In order to provide for just and equitable contribution, if a claim
for indemnification pursuant to these indemnification provisions is made but it
is found in a final judgment by a court of competent jurisdiction (not subject
to further appeal) that such indemnification may not be enforced in such case,
even though the express provisions hereof provide for indemnification in such
case, then the Company, on the one hand, and Barington, on the other hand, shall
contribute to the losses, claims, damages, obligations, penalties, judgments,
awards, liabilities, costs, expenses and disbursements to which the indemnified
persons may be subject in accordance with the relative benefits received by the
Company, on the one hand, and Barington, on the other hand, and also the
relative fault of the Company, on the one hand, and Barington, on the other
hand, in connection with the statements, acts or omissions which resulted in
such losses, claims, damages, obligations, penalties, judgments, awards,
liabilities, costs, expenses or disbursements and the relevant equitable
considerations shall also be considered.

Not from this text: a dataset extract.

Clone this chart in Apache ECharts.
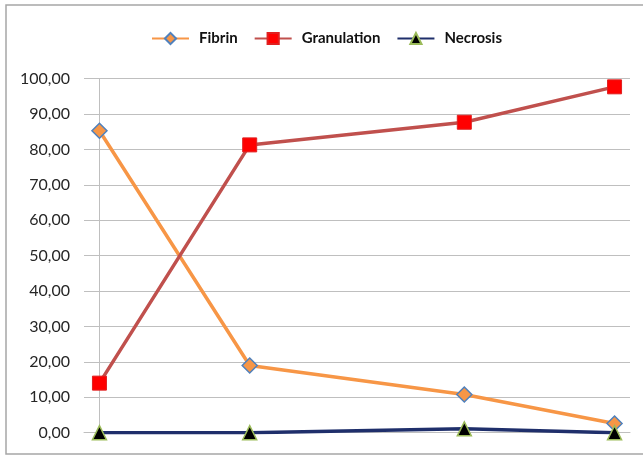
<!DOCTYPE html>
<html>
<head>
<meta charset="utf-8">
<script src="https://cdn.jsdelivr.net/npm/echarts@6/dist/echarts.min.js"></script>
<style>
    html, body { margin: 0; padding: 0; background: #fff; }
    #chart { width: 643px; height: 456px; }
</style>
</head>
<body>
<div id="chart"></div>
<script>
// time points (x positions, axis labels are hidden)
var timePoints = [0, 7, 17, 24];
var fibrin = [85.3, 19.0, 10.8, 2.6];
var granulation = [14.0, 81.3, 87.7, 97.7];
var necrosis = [0, 0, 1.1, 0];
var yTicks = [0, 10, 20, 30, 40, 50, 60, 70, 80, 90, 100];

function pairs(values) {
    return values.map(function (v, i) {
        return [timePoints[i], v];
    });
}

var chart = echarts.init(document.getElementById("chart"));

var option = {
    animation: false,
    textStyle: {
        fontFamily: "Lato, 'Open Sans', sans-serif"
    },
    // chart frame, cut off on the right like the original
    graphic: [{
        type: "polyline",
        shape: { points: [[700, 5], [6, 5], [6, 454], [700, 454]] },
        style: { fill: null, stroke: "#a6a6a6", lineWidth: 1.5 },
        silent: true
    }],
    legend: {
        left: 146,
        top: 26,
        itemWidth: 37,
        itemHeight: 14,
        itemGap: 16,
        textStyle: {
            fontSize: 15,
            fontWeight: "bold",
            color: "#111",
            padding: [0, 0, 0, 5]
        },
        data: ["Fibrin", "Granulation", "Necrosis"]
    },
    grid: {
        left: 84,
        right: 13,
        top: 78.7,
        bottom: 23.3,
        containLabel: false
    },
    xAxis: {
        type: "value",
        min: -0.72,
        max: 24.72,
        axisLine: { show: true, lineStyle: { color: "#bfbfbf", width: 1 } },
        axisTick: { show: false },
        axisLabel: { show: false },
        splitLine: { show: false }
    },
    yAxis: {
        type: "value",
        min: yTicks[0],
        max: yTicks[yTicks.length - 1],
        interval: 10,
        axisLine: { show: true, lineStyle: { color: "#bfbfbf", width: 1 } },
        axisTick: { show: true, inside: false, length: 5, lineStyle: { color: "#bfbfbf" } },
        axisLabel: {
            margin: 14,
            fontSize: 16,
            color: "#262626",
            formatter: function (v) {
                return v.toFixed(2).replace(".", ",");
            }
        },
        splitLine: { show: true, lineStyle: { color: "#bfbfbf", width: 1 } }
    },
    series: [{
        name: "Fibrin",
        type: "line",
        data: pairs(fibrin),
        symbol: "diamond",
        symbolSize: 15,
        lineStyle: { color: "#F79646", width: 3.5 },
        itemStyle: { color: "#F79646", borderColor: "#4F81BD", borderWidth: 1.5 }
    }, {
        name: "Granulation",
        type: "line",
        data: pairs(granulation),
        symbol: "rect",
        symbolSize: 14,
        lineStyle: { color: "#C0504D", width: 3.5 },
        itemStyle: { color: "#FF0000", borderColor: "#E02020", borderWidth: 1 }
    }, {
        name: "Necrosis",
        type: "line",
        data: pairs(necrosis),
        symbol: "triangle",
        symbolSize: 14,
        lineStyle: { color: "#1F2F6B", width: 3.5 },
        itemStyle: { color: "#000000", borderColor: "#9BBB59", borderWidth: 1.5 }
    }]
};

chart.setOption(option);
</script>
</body>
</html>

No person found liable for a fraudulent
misrepresentation shall be entitled to contribution from any person who is not
also found liable for such fraudulent misrepresentation. Notwithstanding the
foregoing, Barington shall not be obligated to contribute any amount hereunder
that exceeds the amount of fees previously received by Barington pursuant to the
Agreement.
Neither termination nor completion of the engagement of Barington
referred to above shall affect these indemnification provisions which shall then
remain operative and in full force and effect.